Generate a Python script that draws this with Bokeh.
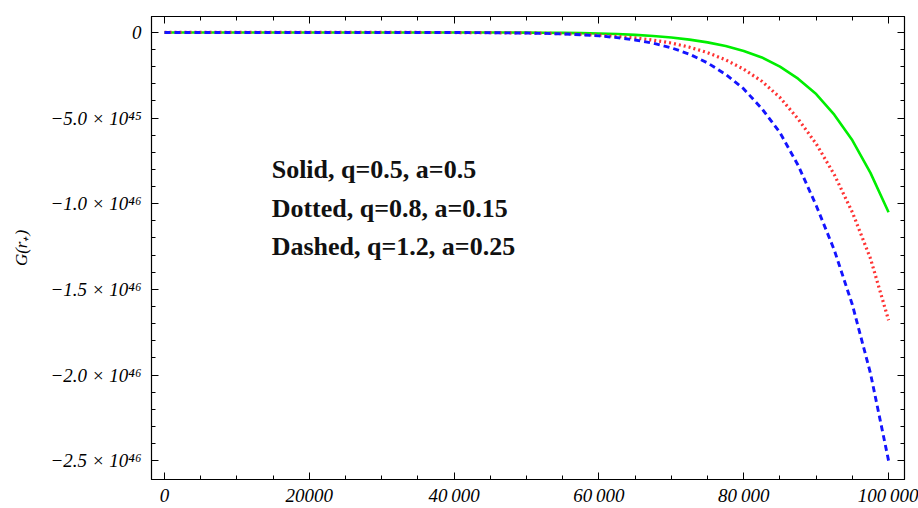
from bokeh.plotting import figure
from bokeh.models import (Range1d, FixedTicker, LinearAxis, CustomJSTickFormatter, Label)
from bokeh.embed import file_html
from bokeh.resources import INLINE

# ---- data (y in units of 1e45) ----
x_vals = [0, 10000, 20000, 30000, 40000, 45000, 50000, 52500, 55000, 57500, 60000,
          62500, 65000, 67500, 70000, 72500, 75000, 77500, 80000, 82500, 85000,
          87500, 90000, 92500, 95000, 97500, 100000]
solid_g = [0, 0, 0, 0, -0.002, -0.005, -0.01, -0.016, -0.026, -0.04, -0.063,
           -0.095, -0.14, -0.21, -0.30, -0.42, -0.58, -0.79, -1.08, -1.46, -2.0,
           -2.7, -3.6, -4.8, -6.3, -8.2, -10.5]
dotted_r = [0, 0, 0, 0, -0.005, -0.015, -0.033, -0.05, -0.075, -0.11, -0.16,
            -0.23, -0.32, -0.45, -0.62, -0.86, -1.18, -1.6, -2.15, -2.85, -3.8,
            -5.05, -6.5, -8.3, -10.5, -13.2, -16.8]
dashed_b = [0, 0, 0, 0, -0.005, -0.016, -0.037, -0.058, -0.09, -0.135, -0.2,
            -0.30, -0.44, -0.63, -0.9, -1.27, -1.78, -2.45, -3.3, -4.45, -5.85,
            -7.75, -10.1, -12.7, -15.9, -19.9, -25.0]
SCALE = 1e45

x_ticks = [0, 20000, 40000, 60000, 80000, 100000]
x_tick_labels = ["0", "20000", "40\u2009000", "60\u2009000", "80\u2009000", "100\u2009000"]
y_ticks = [0, -5e45, -1.0e46, -1.5e46, -2.0e46, -2.5e46]
y_tick_labels = ["0", "\u22125.0 \u00d7 10\u2074\u2075", "\u22121.0 \u00d7 10\u2074\u2076",
                 "\u22121.5 \u00d7 10\u2074\u2076", "\u22122.0 \u00d7 10\u2074\u2076",
                 "\u22122.5 \u00d7 10\u2074\u2076"]
notes = ["Solid, q=0.5, a=0.5", "Dotted, q=0.8, a=0.15", "Dashed, q=1.2, a=0.25"]

p = figure(width=918, height=508, output_backend="svg", toolbar_location=None,
           x_range=Range1d(-1800, 102200), y_range=Range1d(-2.61e46, 9.3e44),
           min_border_left=151, min_border_right=14, min_border_top=16, min_border_bottom=26)
p.xgrid.visible = False
p.ygrid.visible = False
p.outline_line_color = "black"
p.outline_line_width = 1.2
p.background_fill_color = "white"
p.border_fill_color = "white"

ys = lambda arr: [v * SCALE for v in arr]
p.line(x_vals, ys(solid_g), line_color="#00ee00", line_width=2.6)
p.line(x_vals, ys(dotted_r), line_color="#ff3333", line_width=3.2, line_dash="2 3")
p.line(x_vals, ys(dashed_b), line_color="#1414ff", line_width=2.9, line_dash="6 4")

x_minor = [v for v in range(0, 100001, 5000) if v % 20000 != 0]
y_minor = [-k * 1e45 for k in range(0, 26) if k % 5 != 0]

font = "Liberation Serif"

def style(ax, labels=None, ticks=None, minor=None):
    ax.ticker = FixedTicker(ticks=ticks, minor_ticks=minor)
    ax.major_tick_in = 7
    ax.major_tick_out = 0
    ax.minor_tick_in = 4
    ax.minor_tick_out = 0
    ax.axis_line_color = "black"
    ax.major_tick_line_color = "black"
    ax.minor_tick_line_color = "black"
    ax.major_label_text_font = font
    ax.major_label_text_font_style = "italic"
    ax.major_label_text_font_size = "19px"
    ax.major_label_text_color = "black"
    if labels is None:
        ax.formatter = CustomJSTickFormatter(code="return '';")
        ax.major_label_standoff = 0
    else:
        ax.formatter = CustomJSTickFormatter(args=dict(labels=labels),
                                             code="return labels[index];")

xa = p.xaxis[0]
style(xa, x_tick_labels, x_ticks, x_minor)
xa.major_label_standoff = 5
ya = p.yaxis[0]
style(ya, y_tick_labels, y_ticks, y_minor)
ya.major_label_standoff = 10
ya.axis_label = "G(r\u208a)"
ya.axis_label_text_font = font
ya.axis_label_text_font_style = "italic"
ya.axis_label_text_font_size = "17px"
ya.axis_label_text_color = "black"
ya.axis_label_standoff = 16

top = LinearAxis()
style(top, None, x_ticks, x_minor)
p.add_layout(top, "above")
right = LinearAxis()
style(right, None, y_ticks, y_minor)
p.add_layout(right, "right")

for i, t in enumerate(notes):
    p.add_layout(Label(x=14800, y=-8.0e45 - i * 2.25e45, text=t, text_font=font,
                       text_font_style="bold", text_font_size="26px",
                       text_baseline="middle", text_color="#111111"))

open("out.html", "w").write(file_html(p, INLINE))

● **Task requirements**: Take the lines from the start of the material to the line with "from bokeh.resources import INLINE", both included, and transcribe them exactly without the pictures.

● **Solution below**:
Generate a Python script that draws this with Bokeh.
from bokeh.plotting import figure
from bokeh.models import (Range1d, FixedTicker, LinearAxis, CustomJSTickFormatter, Label)
from bokeh.embed import file_html
from bokeh.resources import INLINE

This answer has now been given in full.